In a new experiment, currently operating during owl shifts, the LCLS beam strikes a copper block, creating a field of radiation. Spare permanent magnet pieces from the LCLS undulators—which will create x-ray pulses in the finished machine—are strategically arranged around the copper to receive an amount of radiation similar to what the magnets would be exposed to in the undulators if the beam went astray.

"We need to learn how much demagnetization takes place so we can protect the undulator magnets for 20 years of operation," said Undulator Physics Manager Heinz-Dieter Nuhn. The information will help in developing a beam loss monitor that can turn the beam off if it will cause too much damage to the magnets.

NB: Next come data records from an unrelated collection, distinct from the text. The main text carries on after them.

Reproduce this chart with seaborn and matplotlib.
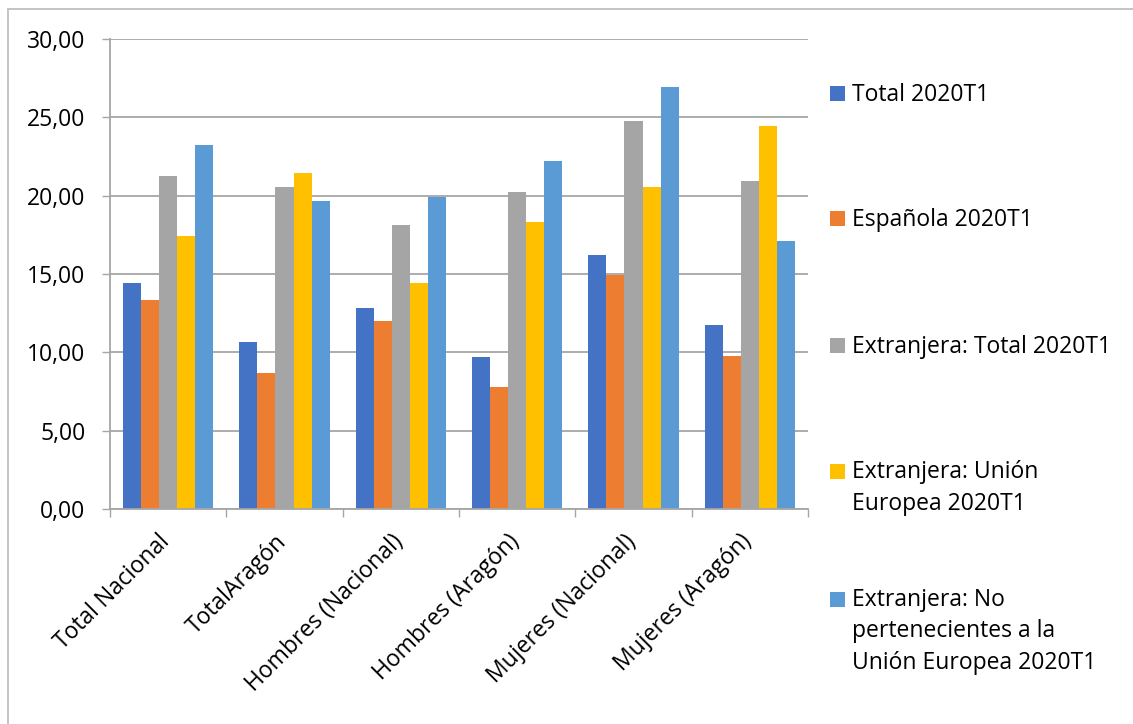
import pandas as pd
import matplotlib
matplotlib.use("Agg")
import matplotlib.pyplot as plt
import matplotlib.transforms as mtransforms
from matplotlib.patches import Rectangle
import seaborn as sns

# Categories and series
categories = ['Total Nacional', 'TotalAragón', 'Hombres (Nacional)',
              'Hombres (Aragón)', 'Mujeres (Nacional)', 'Mujeres (Aragón)']
series_names = ['Total 2020T1', 'Española 2020T1', 'Extranjera: Total 2020T1',
                'Extranjera: Unión Europea 2020T1',
                'Extranjera: No pertenecientes a la Unión Europea 2020T1']
total = [14.40, 10.64, 12.81, 9.68, 16.23, 11.72]
espanola = [13.34, 8.70, 11.98, 7.81, 14.91, 9.77]
extranjera_total = [21.23, 20.57, 18.11, 20.21, 24.74, 20.94]
extranjera_ue = [17.40, 21.43, 14.40, 18.30, 20.57, 24.47]
extranjera_no_ue = [23.21, 19.64, 19.94, 22.21, 26.96, 17.11]

# Legend text as shown (wrapped)
legend_labels = ['Total 2020T1', 'Española 2020T1', 'Extranjera: Total 2020T1',
                 'Extranjera: Unión\nEuropea 2020T1',
                 'Extranjera: No\npertenecientes a la\nUnión Europea 2020T1']
colors = ['#4472C4', '#ED7D31', '#A5A5A5', '#FFC000', '#5B9BD5']

# Build a long table for seaborn
wide = pd.DataFrame({'categoria': categories})
for name, vals in zip(series_names, [total, espanola, extranjera_total,
                                     extranjera_ue, extranjera_no_ue]):
    wide[name] = vals
df = wide.melt(id_vars='categoria', var_name='serie', value_name='valor')

sns.set_style('white')
plt.rcParams['font.family'] = ['Open Sans', 'DejaVu Sans']

W, H = 1133, 724
fig = plt.figure(figsize=(W / 100, H / 100), dpi=100)
ax = fig.add_axes([110 / W, 1 - 509 / H, 698 / W, 470 / H])

sns.barplot(data=df, x='categoria', y='valor', hue='serie', order=categories,
            hue_order=series_names, palette=colors, width=0.774, dodge=True,
            linewidth=0, saturation=1, ax=ax, legend=False)

# Axes styling (Excel look)
grid_col = '#A6A6A6'
ax.set_ylim(0, 30)
ax.set_xlim(-0.5, len(categories) - 0.5)
ax.set_yticks(range(0, 31, 5))
ax.set_yticklabels([f'{v:.2f}'.replace('.', ',') for v in range(0, 31, 5)])
ax.yaxis.grid(True, color=grid_col, linewidth=1.3)
ax.set_axisbelow(True)
ax.set_xlabel('')
ax.set_ylabel('')
for side in ['top', 'right']:
    ax.spines[side].set_visible(False)
for side in ['left', 'bottom']:
    ax.spines[side].set_color(grid_col)
    ax.spines[side].set_linewidth(1.3)

ax.tick_params(axis='y', direction='out', length=5.8, width=1, color=grid_col,
               pad=12, labelsize=16.5, labelcolor='black', left=True)
ax.set_xticks(range(len(categories)))
ax.set_xticks([i - 0.5 for i in range(len(categories) + 1)], minor=True)
ax.tick_params(axis='x', which='major', length=0, pad=15, labelsize=16.5,
               labelcolor='black')
ax.tick_params(axis='x', which='minor', direction='out', length=5.8, width=1,
               color=grid_col, bottom=True)
offset = mtransforms.ScaledTranslation(7 / 100, 0, fig.dpi_scale_trans)
for lab in ax.get_xticklabels():
    lab.set_rotation(45)
    lab.set_ha('right')
    lab.set_va('top')
    lab.set_transform(lab.get_transform() + offset)

# Legend drawn at the right, entries aligned on first line like Excel
first_baselines = [101, 226, 353, 479, 607]
line_step = 31
for col, lab, yb in zip(colors, legend_labels, first_baselines):
    n_lines = lab.count('\n') + 1
    fig.patches.append(Rectangle((830 / W, 1 - (yb - 0.5) / H), 15 / W, 15 / H,
                                 transform=fig.transFigure, facecolor=col,
                                 edgecolor='none'))
    # va='baseline' anchors the last line, so shift down by the extra lines
    y_last = yb + (n_lines - 1) * line_step
    fig.text(852 / W, 1 - y_last / H, lab, fontsize=16.5, va='baseline',
             ha='left', color='black', linespacing=1.43)

# Chart area border
fig.patches.append(Rectangle((8 / W, -0.05), 1.1, 1.05 - 9 / H,
                             transform=fig.transFigure, fill=False,
                             edgecolor='#BFBFBF', linewidth=1.3))

fig.savefig('out.png', dpi=100)
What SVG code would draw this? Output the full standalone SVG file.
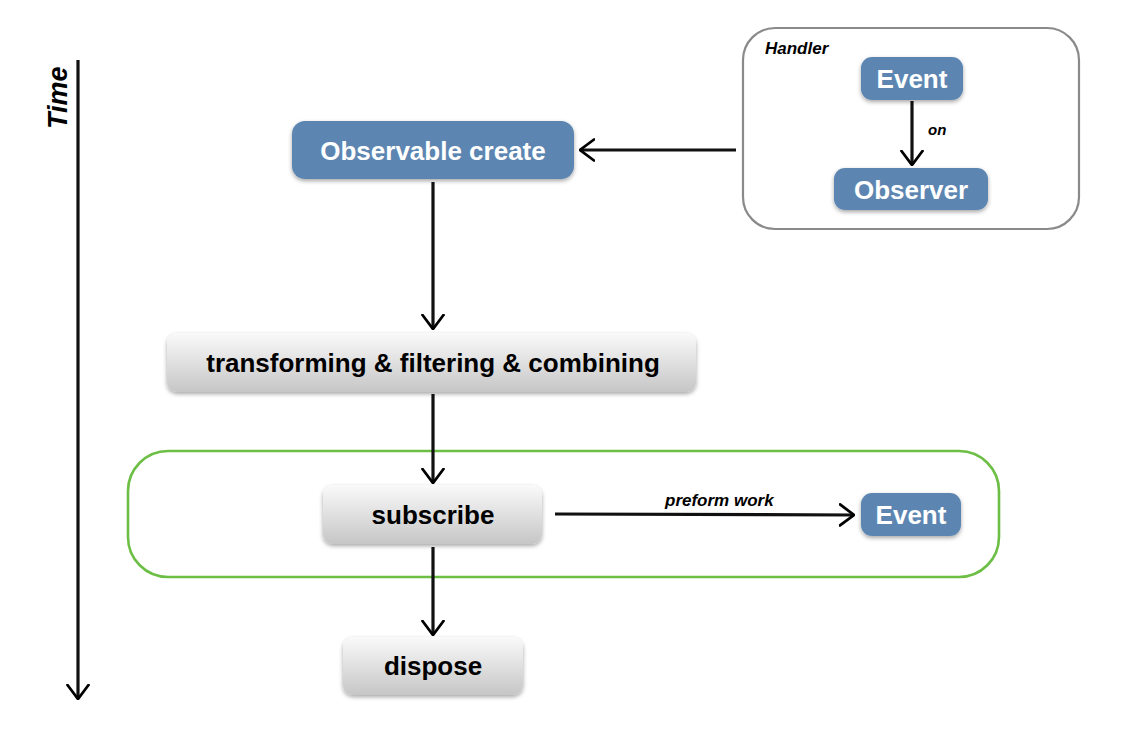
<svg xmlns="http://www.w3.org/2000/svg" width="1140" height="738" viewBox="0 0 1140 738">
<defs>
<linearGradient id="gray" x1="0" y1="0" x2="0" y2="1">
<stop offset="0" stop-color="#fafafa"/>
<stop offset="1" stop-color="#c6c6c6"/>
</linearGradient>
<filter id="shadow" x="-10%" y="-20%" width="120%" height="150%">
<feDropShadow dx="0" dy="2" stdDeviation="2" flood-color="#000" flood-opacity="0.35"/>
</filter>
<marker id="arrow" viewBox="0 0 16 24" refX="15" refY="12" markerWidth="16" markerHeight="24" markerUnits="userSpaceOnUse" orient="auto">
<path d="M1,1.5 L15,12 L1,22.5" fill="none" stroke="#000" stroke-width="2.8" stroke-linecap="round" stroke-linejoin="miter"/>
</marker>
<style>
.blue{fill:#5b86b1;filter:url(#shadow)}
.gray{fill:url(#gray);filter:url(#shadow)}
.wt{font-family:"Liberation Sans",Arial,sans-serif;font-weight:bold;fill:#fff;text-anchor:middle;dominant-baseline:central}
.bt{font-family:"Liberation Sans",Arial,sans-serif;font-weight:bold;fill:#000;text-anchor:middle;dominant-baseline:central}
.it{font-family:"Liberation Sans",Arial,sans-serif;font-weight:bold;font-style:italic;fill:#000}
.conn{fill:none;stroke:#111;stroke-width:3.2;marker-end:url(#arrow)}
</style>
</defs>
<rect width="1140" height="738" fill="#fff"/>

<g id="handler">
<rect x="743" y="28" width="336" height="201" rx="32" fill="none" stroke="#8a8a8a" stroke-width="2.2"/>
<text class="it" x="765" y="54" font-size="17">Handler</text>
</g>

<g id="subscribe-group">
<rect x="128" y="451" width="871" height="126" rx="40" fill="none" stroke="#6cbe45" stroke-width="2.6"/>
</g>

<g id="connectors">
<line class="conn" x1="78" y1="60" x2="78" y2="699"/>
<line class="conn" x1="736" y1="150" x2="580" y2="150"/>
<line class="conn" x1="912" y1="101" x2="912" y2="165"/>
<line class="conn" x1="433" y1="182" x2="433" y2="329"/>
<line class="conn" x1="433" y1="394" x2="433" y2="483"/>
<line class="conn" x1="555" y1="514" x2="854" y2="515"/>
<line class="conn" x1="433" y1="547" x2="433" y2="635"/>
<text class="it" x="928" y="135" font-size="15">on</text>
<text class="it" x="665" y="506" font-size="17">preform work</text>
<text class="it" x="0" y="0" font-size="27" transform="translate(67,129) rotate(-90)">Time</text>
</g>

<g id="observable-create">
<rect class="blue" x="292" y="121" width="282" height="58" rx="13"/>
<text class="wt" x="433" y="151" font-size="26">Observable create</text>
</g>

<g id="event-top">
<rect class="blue" x="861" y="57" width="102" height="43" rx="11"/>
<text class="wt" x="912" y="79" font-size="26">Event</text>
</g>

<g id="observer">
<rect class="blue" x="834" y="168" width="154" height="42" rx="11"/>
<text class="wt" x="911" y="190" font-size="26">Observer</text>
</g>

<g id="transforming">
<rect class="gray" x="167" y="333" width="529" height="59" rx="10"/>
<text class="bt" x="433" y="363" font-size="26">transforming &amp; filtering &amp; combining</text>
</g>

<g id="subscribe">
<rect class="gray" x="323" y="485" width="219" height="59" rx="10"/>
<text class="bt" x="433" y="515" font-size="26">subscribe</text>
</g>

<g id="event-bottom">
<rect class="blue" x="861" y="493" width="100" height="43" rx="11"/>
<text class="wt" x="911" y="515" font-size="26">Event</text>
</g>

<g id="dispose">
<rect class="gray" x="343" y="637" width="180" height="58" rx="10"/>
<text class="bt" x="433" y="666" font-size="26">dispose</text>
</g>
</svg>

In mid-August, the beam will test detector components. For 12 hours a day, the LCLS beam will smash into a target at the Beam Switchyard, creating a secondary beam of electrons that simulate particles created in a collision. Jerry Va'vra is testing a prototype for particle identification that might significantly improve particle identification at a next-generation “Super-B Factory.” Six inches upstream, Tim Nelson will test a new kind of readout chip for the tracker and calorimeter of an ILC silicon detector.

In the midst of all this experimentation, the LCLS continues its work. "We're trying to cooperate with other programs while still aggressively commissioning the LCLS," said Commissioning Manager Paul Emma.